Le sénateur René Cormier. Crédit image: Sénat du Canada
L'amendement du sénateur René Cormier permettra l'ajout des minorités francophones pour le financement des garderies dans les ententes fédérales-provinciales. Crédit image: Sénat du Canada

OTTAWA – Le Sénat a modifié un projet de loi du gouvernement Trudeau sur les garderies en ajoutant une obligation de financer la petite enfance en français en milieu minoritaire.

Le projet de loi C-35, de l’ancienne ministre de la Famille et des Enfants, Karina Gould, vise à assurer la pérennité du financement des garderies et vient en quelque sorte enchâsser dans une loi les ententes signées entre les provinces et le fédéral au cours des dernières années.

Mercredi, les sénateurs, avec 58 votes pour et 20 contre, ont adopté une motion de leur collègue acadien René Cormier, en ajoutant la mention des « communautés de langue officielle en situation minoritaire » dans la portion de la Loi qui vise l’engagement financier des gouvernements.

Cette même motion du sénateur Cormier avait été refusée en comité lors de l’étude du projet de loi et était vue comme essentielle aux yeux des communautés francophones hors Québec. Ces derniers jugeaient que sans une telle mention, les provinces n’auraient aucune obligation de financer les services de garde francophones.

« Il y a un appui puissant et je pense que ça vient vraiment des collègues sénateurs qui ont eu une prise de parole forte sur la reconnaissance que la question des garderies pour les communautés de langue officielle en situation minoritaire, c’est crucial », a témoigné, en entrevue, quelques instants après le vote le sénateur Cormier.
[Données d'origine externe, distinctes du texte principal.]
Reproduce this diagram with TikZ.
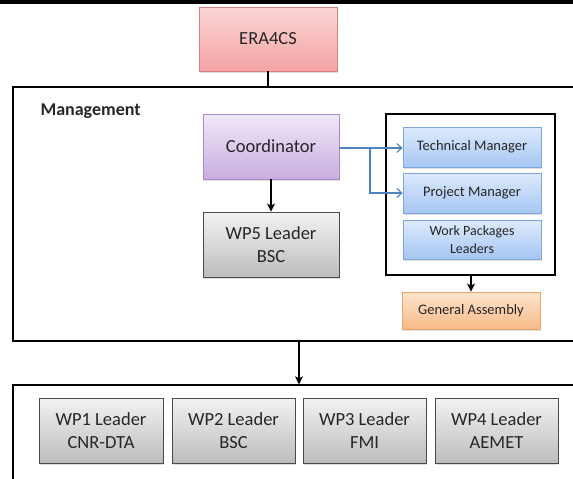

Le Sénat doit encore voter sur l’ensemble du projet de loi. En principe, le vote doit survenir jeudi alors qu’aucun autre amendement n’est attendu, le but étant de le renvoyer le plus tôt possible à la Chambre des communes. Celle-ci devra alors se prononcer sur le libellé tel qu’amendé. Elle pourrait alors décider par un vote de rejeter la modification proposée avant de la renvoyer à nouveau au Sénat, un scénario qui pourrait être évité si les parlementaires acceptent l’amendement.

Un amendement auparavant rejeté

Le projet de loi C-35 avait été adopté à l’unanimité par le Parlement en juin dernier. La modification apportée jeudi par le sénateur Cormier avait auparavant été portée devant le Parlement, mais avait été rejetée par les libéraux et le NPD en comité. Aucun amendement n’avait été apporté à la Chambre haute lors de l’étude clause par clause au Comité sénatorial permanent des affaires sociales, des sciences et de la technologie.

Lors des débats au Sénat mardi, des sénateurs ont exprimé des inquiétudes sur le fait que le projet de loi C-35 omet les responsabilités constitutionnelles du fédéral en n’incluant pas les minorités linguistiques. La sénatrice franco-ontarienne Lucie Moncion de Sudbury avait alors mis en garde ses collègues « contre les risques de préjudices envers les minorités de langue officielle en situation minoritaire ».

« Les risques juridiques liés à cette omission sont réels et étayés par les faits et par la jurisprudence pertinente en droits linguistiques. L’absence d’une mention explicite à l’article 8 est donc source d’une grande inquiétude pour les communautés de langue officielle en situation minoritaire », s’inquiétait-elle.

Son collègue René Cormier a par ailleurs souligné une intervention de l’ancien juge de la Cour suprême Michel Bastarache qui avait écrit au comité pour qu’il ajoute « l’obligation de mettre dans l’entente l’obligation de financer la formation en français ».

Le représentant du gouvernement au Sénat Marc Gold avait présenté comme argument qu’il « serait incohérent de reconnaître les minorités francophones et anglophones aux côtés des provinces, des territoires et des peuples autochtones ».

« Sur le plan juridique, les minorités francophones et anglophones n’ont pas le même statut ni le même rôle que les partenaires provinciaux, territoriaux et autochtones dans la prestation des programmes et services d’éducation préscolaire et de garde d’enfants, pas plus que dans l’élaboration et la pérennisation de ce système pancanadien », avait-il exprimé.